Accountability Without Excuses
Father’s silence doesn’t disappear with time—it waits to be confronted.
Let me be clear: I’m not blaming my upbringing. I’m not blaming culture. I’m not blaming stress or work or circumstances.
I made choices.
I chose correction over compassion.
I chose authority over accessibility.
I chose silence when I should have spoken love out loud.
My incarceration forced me to confront that pattern. Not just legally but morally.
That was the cost of Father’s silence, and it’s a truth prison doesn’t let you avoid.
That realization hurts in a way prison time can’t touch.
What My Children Needed (And Still Do)
Kids don’t need perfect parents. They need honest ones.
They need to hear:
- “I’m proud of you.”
- “I see you trying.”
- “You don’t have to earn my love.”
- “Your feelings matter to me.”
They need a father who listens without fixing everything immediately. A man who understands that strength includes gentleness. That leadership doesn’t require emotional distance.
I thought love was understood.
Love needs to be expressed.
Unspoken love doesn’t protect a child. It confuses them.
Faith in a Place Like This
Prison strips you down. Titles disappear. Ego fades. You’re left with who you really are.
My faith didn’t come from comfort. It came from reckoning.
I learned that accountability isn’t punishment it’s clarity. That grace doesn’t mean avoiding consequences it means being transformed by them.
I pray differently now. Less asking for escape. More asking for correction. More asking to become the kind of man my children can respect, even from a distance.
A Message to My Children
If you ever read this, understand this first:
None of my silence was because I didn’t love you.
It was because I didn’t know how to love out loud.
I thought preparing you for the world meant hardening you. I see now that it should have meant anchoring you.
You didn’t need a perfect father. You needed a present one emotionally present. I failed in ways I can’t undo, but I won’t pretend they didn’t happen.
If my absence taught you independence, I hope my honesty teaches you something better: that men can change, that accountability matters, and that love doesn’t have to be quiet to be strong.
To the Men Reading This from Similar Places
Whether you’re behind bars, battling addiction, rebuilding after failure, or just emotionally distant hear this:
Your children don’t need you to be unbreakable.
They need you to be reachable.
You can still change how they remember you.

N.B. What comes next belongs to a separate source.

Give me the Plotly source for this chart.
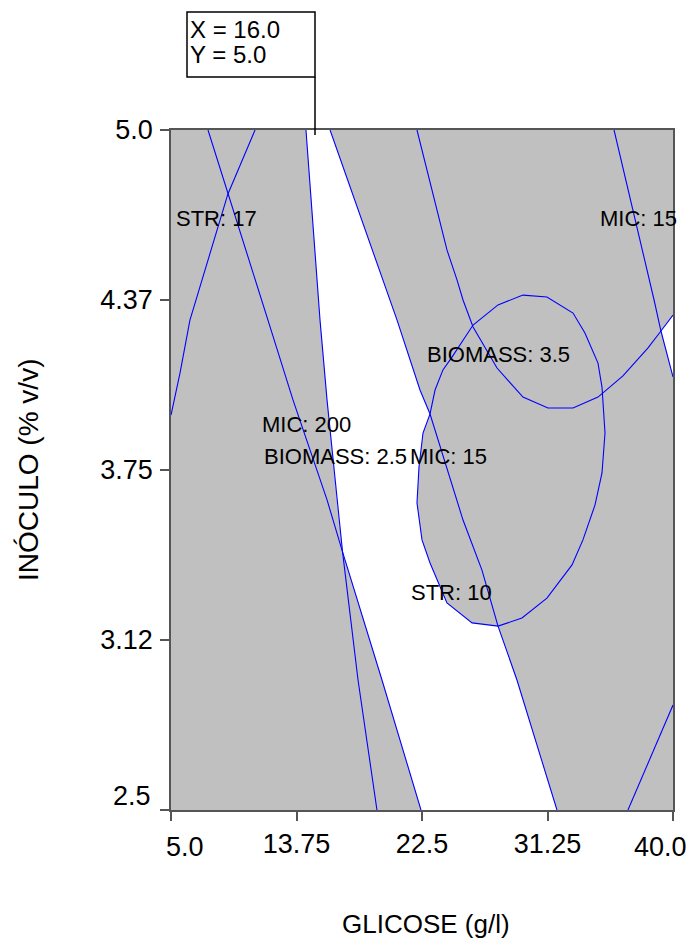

You can still speak the words you withheld. You can still apologize without losing authority.
Real masculinity isn’t silence.
It’s responsibility with heart.
Don’t confuse fear with respect.
Don’t confuse provision with presence.
Don’t confuse discipline with love.
What I’m Doing Differently Now
From a cell, my options are limited but my intention isn’t.
I write letters that say more than “be good.”
I tell my children I’m proud of who they are, not just what they do.
I acknowledge my failures without justifying them.
I listen more than I instruct.
It’s not enough. But it’s honest.
And honesty is the foundation of every rebuild.
Legacy Is Emotional, Not Just Financial
I used to think legacy was about stability, education, protection.
Father’s silence undermines that safety long before children understand what’s missing.
It’s about whether your children feel worthy without performing.
Whether they feel safe bringing their whole selves to you.
Whether they know your love doesn’t disappear when they disappoint you.
That’s the inheritance that lasts.
Final Reflection
Prison took my freedom, but it gave me clarity.
I can’t go back and say the words I withheld when they were younger. But I can say them now with humility, accountability, and intention.
Love doesn’t die because it was late.
But it does suffer when it’s silent.
If this story reaches even one father before it’s too late then my reflection in this concrete box has meaning beyond these walls.
I’m still becoming the man I should’ve been earlier.
And I’m committed to finishing that work one honest day at a time.